Thank you for the chart grixm. It's worrying to see this year leading in that metric. Though it does appear that recent years bunch together come summer.
I join the tanks to grixm for the graph; much appreciated, and definitely timely per concerns further in this post.
I apologize for somewhat lengthy remainder of this post, but i think this is way too important; like, 2020's "must know" thing for the melting season (and for lots of other things too).
This is in response to the reference of "recent years" by Davidsd. This year is much different from recent years, and much more so than lots of people here could probably imagine.
1. China stopped most of its transport and industries for a fair while, and lots of it - half, give or take - are not back even now. This is now being followed globally: fuel burning by mankind is decreasing by the day, as reflected by oil prices;
2. This means less aerosols in the athmosphere, to say the least. Plenty cities in China were observing the stars clearly for the 1st time in decades, so strong was reduction in air pollution there. The normal effect of global dimming at the surface is quite massive on average over continents, too - over 10%, at places well over 15%, as was discovered by both pan-evaporation measurements, other methods and eventually multi-national 4-year INDOEX measurement effort (some details freely available here:
http://www.bbc.co.uk/sn/tvradio/programmes/horizon/dimming_trans.shtml ). In the same piece one can also find summary of findings about direct effect of absense of jet contrails, which was found to be much bigger and more rapid in practice than anticipated.
3. As a result, right now (as well as progressively stronger during last couple months as the situation develops) - significantly less sunlight gets "caught" by aerosols before it reaches surface, which means less of cyclones (direct consequence of comparatively less heat content in the air), so more shiny days on average scale, and faster melt ponding / top melt in the local scale. So far, most of GHG effect - in the Arctic as well as around the globe - was negated by aerosols in this way, and lots of it still is, but the changes are big enough to already be a game-changer as far as ASI melting season is concerned as a whole.
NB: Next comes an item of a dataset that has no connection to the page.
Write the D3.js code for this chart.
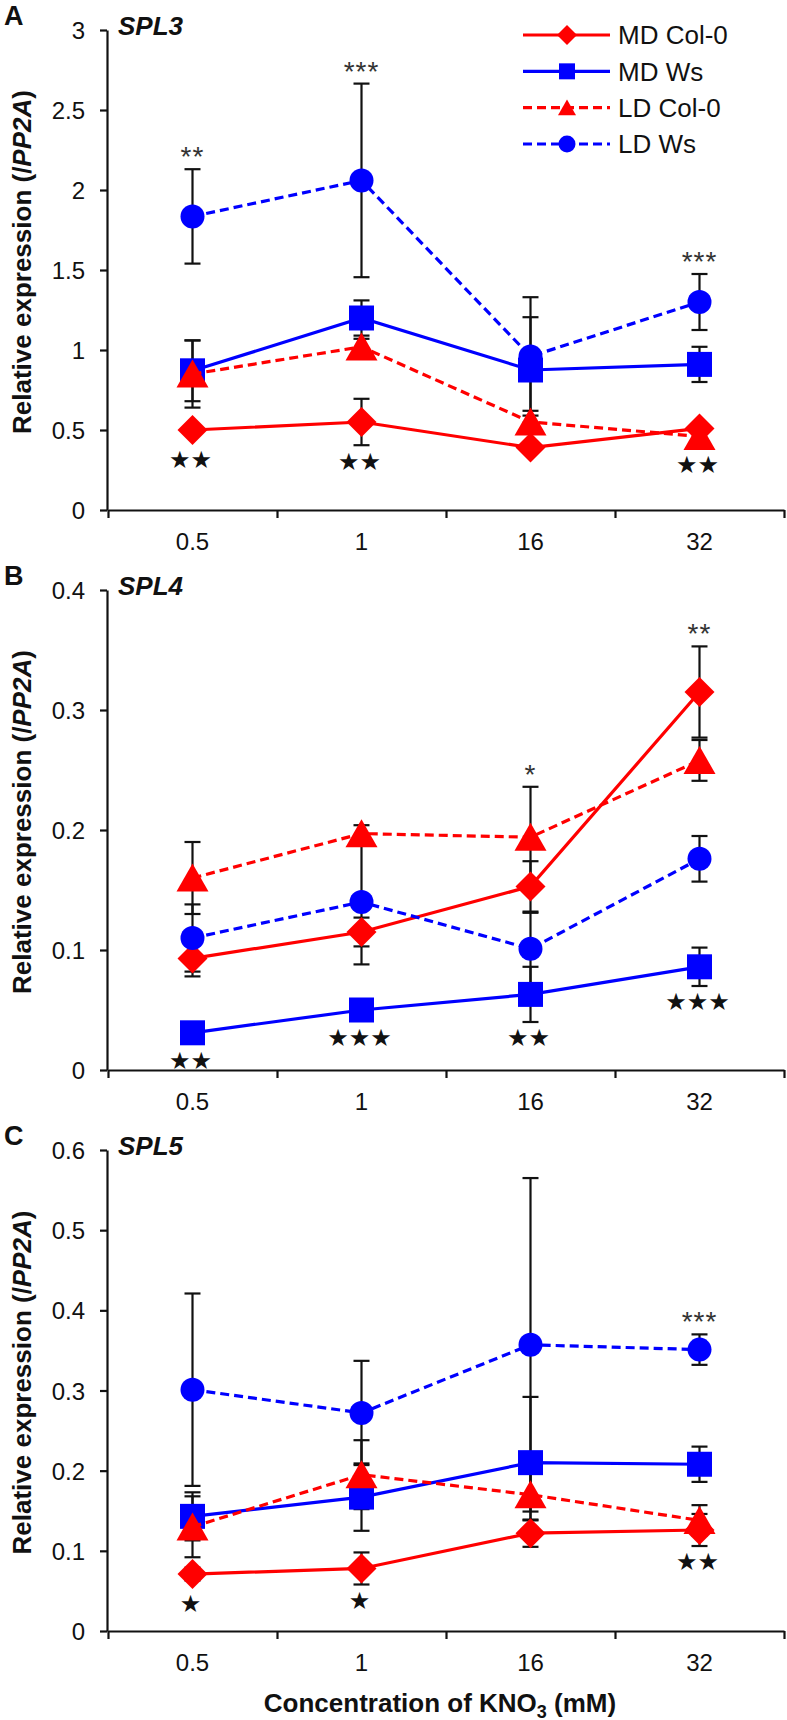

To understand the scale and importance of those effects, it is enough to remind oneself that industrial activities since the industrial revolution have injected nearly 5000 Tg of SO2 into the athmosphere, with recent years being ~7...10 Tg/year - and that famous Pinatubo eruption, responsible for significant cooling of whole Earth's climate, released only ~1 Tg of SO2. Thus, even "modest" 10% cut of aerosol emissions by mankind can produce changes comparable in magnitude to Pinatubo eruption - except not to cooling, but to warming the climate. Further details about how aerosols work and plenty references for great number of good papers - can be seen here:
https://agupubs.onlinelibrary.wiley.com/doi/full/10.1002/2015RG000511 .
That same piece also describes timescales relevant for aerosols' lifetime in the athmosphere, which depending on type, size and source of a particle will vary from some hours to some months - with everything tropospheric leaning towards much shorter lifetimes (days to few weeks at best, usually) as precipitation washes 'em down to surface.
Same piece also mentions the following processes, to give a short quote here (by bold):
"In the stratosphere, strong zonal winds lead to fast homogenization of aerosols and tracers in the zonal direction, while vertical and meridional transport is controlled by the BDC [Holton et al., 1995; Butchart, 2014]. The BDC results from the breaking of upward propagating waves in the stratosphere that lead to a diabatic residual circulation [Holton, 2004].
The residual circulation is characterized by ascent over the tropics, poleward motion in the extratropics, and subsidence over the high latitudes, in particular over the winter polar vortex, ...".
So, with rather big uncertainties about how yet worse microbiological situation will become in the following weeks and months, but with rather big certainty that lots of intercontinental jet flights over the Arctic are not happening and won't be happening any time soon, i can easily conclude that "recent years" are not a predictor of anything, now.